In reply to: If little risk, why insist on a waiver of liability? *  posted by TerryD


chance of death -- and that's with the high risk pool of people. For people under the age of 25, the death rate is below 0.1%. So, you have a 99.9% chance of not dying if you are a student at ND, even if you do get it. Better yet, you don't go home to the older people when you live at a college.

So, why force people to sign a waiver? Because 0.1% * 10,000 = 10. Those 10 will attempt to collect money. The waivers let the other 9,990 continue living their lives versus making all 10k suffer to protect the 10.

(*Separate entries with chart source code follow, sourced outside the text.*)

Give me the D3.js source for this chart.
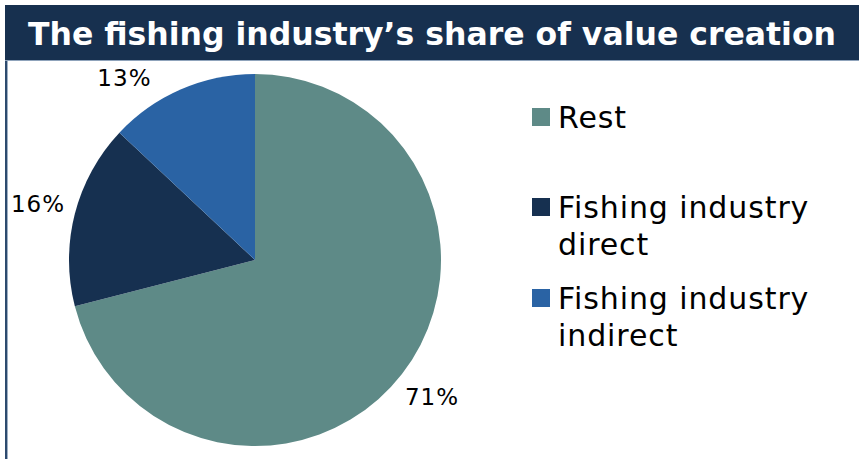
<!DOCTYPE html>
<html>
<head>
<meta charset="utf-8">
<script src="https://cdn.jsdelivr.net/npm/d3@7"></script>
<style>
  body { margin: 0; background: #fff; }
  svg { display: block; font-family: "DejaVu Sans", Verdana, sans-serif; }
</style>
</head>
<body>
<div id="chart"></div>
<script>
const title = "The fishing industry’s share of value creation";
const categories = ["Rest", "Fishing industry direct", "Fishing industry indirect"];
const legendLines = [["Rest"], ["Fishing industry", "direct"], ["Fishing industry", "indirect"]];
const values = [71, 16, 13];
const colors = ["#5e8a87", "#163050", "#2a63a4"];

const W = 859, H = 459;
const svg = d3.select("#chart").append("svg")
    .attr("width", W)
    .attr("height", H);

// title bar
svg.append("rect")
    .attr("x", 5).attr("y", 5)
    .attr("width", W - 5).attr("height", 55)
    .attr("fill", "#17304f");
svg.append("line")
    .attr("x1", 5).attr("x2", W)
    .attr("y1", 60.5).attr("y2", 60.5)
    .attr("stroke", "#8fa3bb").attr("stroke-width", 1);
// left frame line
svg.append("rect")
    .attr("x", 5).attr("y", 61)
    .attr("width", 2).attr("height", H - 61)
    .attr("fill", "#2d4a6e");
svg.append("line")
    .attr("x1", 7.5).attr("x2", 7.5)
    .attr("y1", 61).attr("y2", H)
    .attr("stroke", "#9fb0c4").attr("stroke-width", 1);

const titleText = svg.append("text")
    .attr("x", 28).attr("y", 45)
    .attr("fill", "#fff")
    .attr("font-weight", "bold")
    .attr("font-size", 30)
    .text(title);
const tw = titleText.node().getComputedTextLength();
titleText.attr("font-size", 30 * 808 / tw);

// pie
const cx = 255, cy = 260, r = 186;
const pie = d3.pie().sort(null).value(d => d);
const arcs = pie(values);
const arc = d3.arc().innerRadius(0).outerRadius(r);

const g = svg.append("g").attr("transform", `translate(${cx},${cy})`);
g.selectAll("path")
    .data(arcs)
    .enter()
    .append("path")
    .attr("d", arc)
    .attr("fill", (d, i) => colors[i]);

// outside labels, slid along the label circle to stay inside the plot area
const labelR = r + 38;
const plotTop = 62 - cy;
g.selectAll(".label")
    .data(arcs)
    .enter()
    .append("text")
    .attr("class", "label")
    .attr("font-size", 23)
    .attr("letter-spacing", 1)
    .attr("fill", "#000")
    .attr("text-anchor", "middle")
    .attr("dy", "0.35em")
    .each(function(d) {
        const a = (d.startAngle + d.endAngle) / 2;
        let x = labelR * Math.sin(a);
        let y = -labelR * Math.cos(a);
        const minY = plotTop + 16;
        if (y < minY) {
            y = minY;
            x = Math.sign(x) * Math.sqrt(labelR * labelR - y * y);
        }
        d3.select(this).attr("x", x).attr("y", y);
    })
    .text(d => d.data + "%");

// legend
const legendX = 532;
const legendRows = [126, 216, 307];
const legend = svg.append("g");
categories.forEach(function(c, i) {
    const row = legend.append("g");
    row.append("rect")
        .attr("x", legendX).attr("y", legendRows[i] - 18)
        .attr("width", 18).attr("height", 18)
        .attr("fill", colors[i]);
    legendLines[i].forEach(function(line, j) {
        row.append("text")
            .attr("x", legendX + 26)
            .attr("y", legendRows[i] + 2 + j * 37)
            .attr("font-size", 30)
            .attr("letter-spacing", 0.9)
            .attr("fill", "#000")
            .text(line);
    });
});
</script>
</body>
</html>
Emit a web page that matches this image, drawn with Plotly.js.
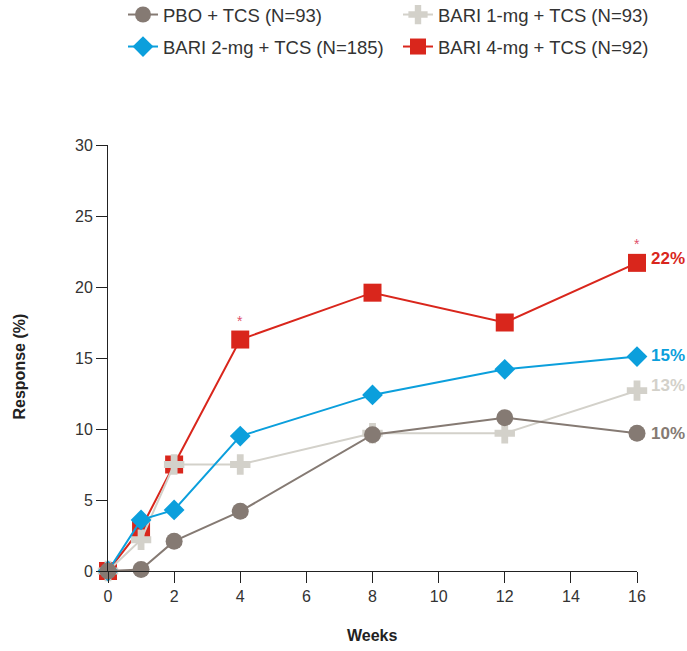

EDIT: Approximately 4 students die every year at ND. My brother was one of them in 1984, class of 1986. 6 died in his class. Point being, 10 is a sad number, but it's not radically out of range from what happens under the absolute normal use case.

Also -- above is with standard mitigation and ignores the fact that the death rate drops as treatments continue to evolve and a vaccine with partial affect will exist starting spring semester. Flu vaccines are only about 64% effective -- and 55k people die per year in the US -- so people should mentally adjust to accept this the same as flu even when a vaccine exists.